Troubleshooting is a process of narrowing the problem domain. The problem domain is all the possible things that could be causing the problem. Let’s say you have a problem getting your computer on the network. The problem can be any one of these things:
- Physical network cable
- Networks switch(es)
- Network card
- Software driver
In order to troubleshoot as quickly as possible, you want to eliminate possibilities fast (or at least determine which ones are more likely and which are unlikely). If you don’t have much experience, your best bet is to figure where the middle point is, then isolate the two halves and determine which half seems to be working right and which isn’t. This is guaranteed to reduce the problem domain by 50% (assuming there’s only one failure…). So, in the network problem, the physical cable is kind of in the middle. If you unplug it from the back of the computer and plug it into your laptop, can the laptop get on the internet?
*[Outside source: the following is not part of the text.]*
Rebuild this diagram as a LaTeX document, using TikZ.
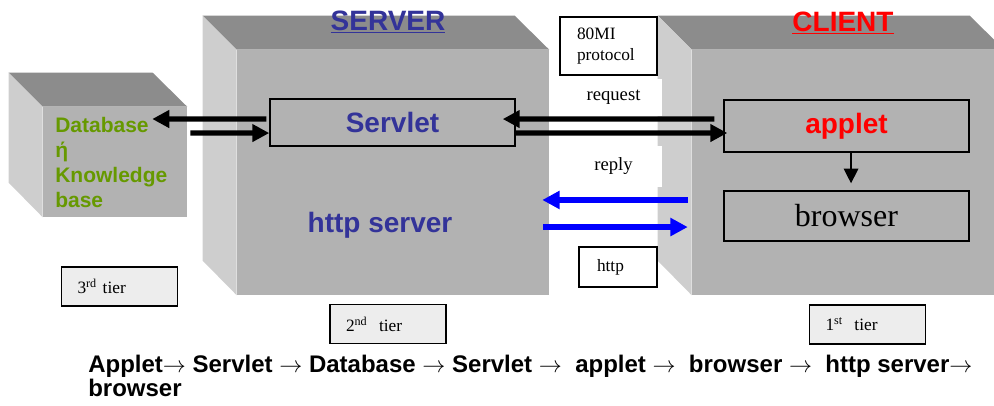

If yes, the problem’s in your computer, otherwise, it’s upstream. Rinse and repeat.
As you start to gain experience, you start to get faster because you can start to assign relative probabilities of failure to each component. Maybe you’ve had a rash of bad network cards recently, so you might start by checking that.
In industrial automation, I’ve seen a pattern that pops up again and again that helps me narrow the problem domain, so I thought I’d share. Consider this scenario: someone comes to you with a problem: “the machine works fine for a long time, and then it starts throwing fault XYZ (motion timeout), and then after ten minutes of clearing faults, it’s working again.” These annoying intermittent problems can be a real pain, because it’s sometimes hard to reproduce the problem, and it’s hard to know if you’ve fixed it.
However, if you ask yourself one more question, you can easily narrow it down. “Is the sensor that detects the motion complete condition a discrete or analog sensor?” If it’s a discrete sensor, the chance that the problem is in the logic is almost nil. I know our first temptation is always to break out the laptop, and a lot of people have this unrealistic expectation that we can fix stuff like this with a few timers here or there, but that’s not going to help. If you have discrete logic that runs perfectly for a long time and then suddenly has problems, it’s unlikely there’s a problem in the logic. There’s a 99% certainty that it’s a physical problem. Start looking for physical abnormalities. Does the sensor sense material or a part? If yes, is the sensor position sensitive to normal fluctuations in the material specifications? Is the sensor affected by ambient light? Is the sensor mount loose? Is the air pressure marginal? Is the axis slowing down due to wear?
The old adage, “when all you have is a hammer, every problem is a nail”, is just as true when the only tool you have is a laptop. Don’t break out the laptop when all you need is a wrench.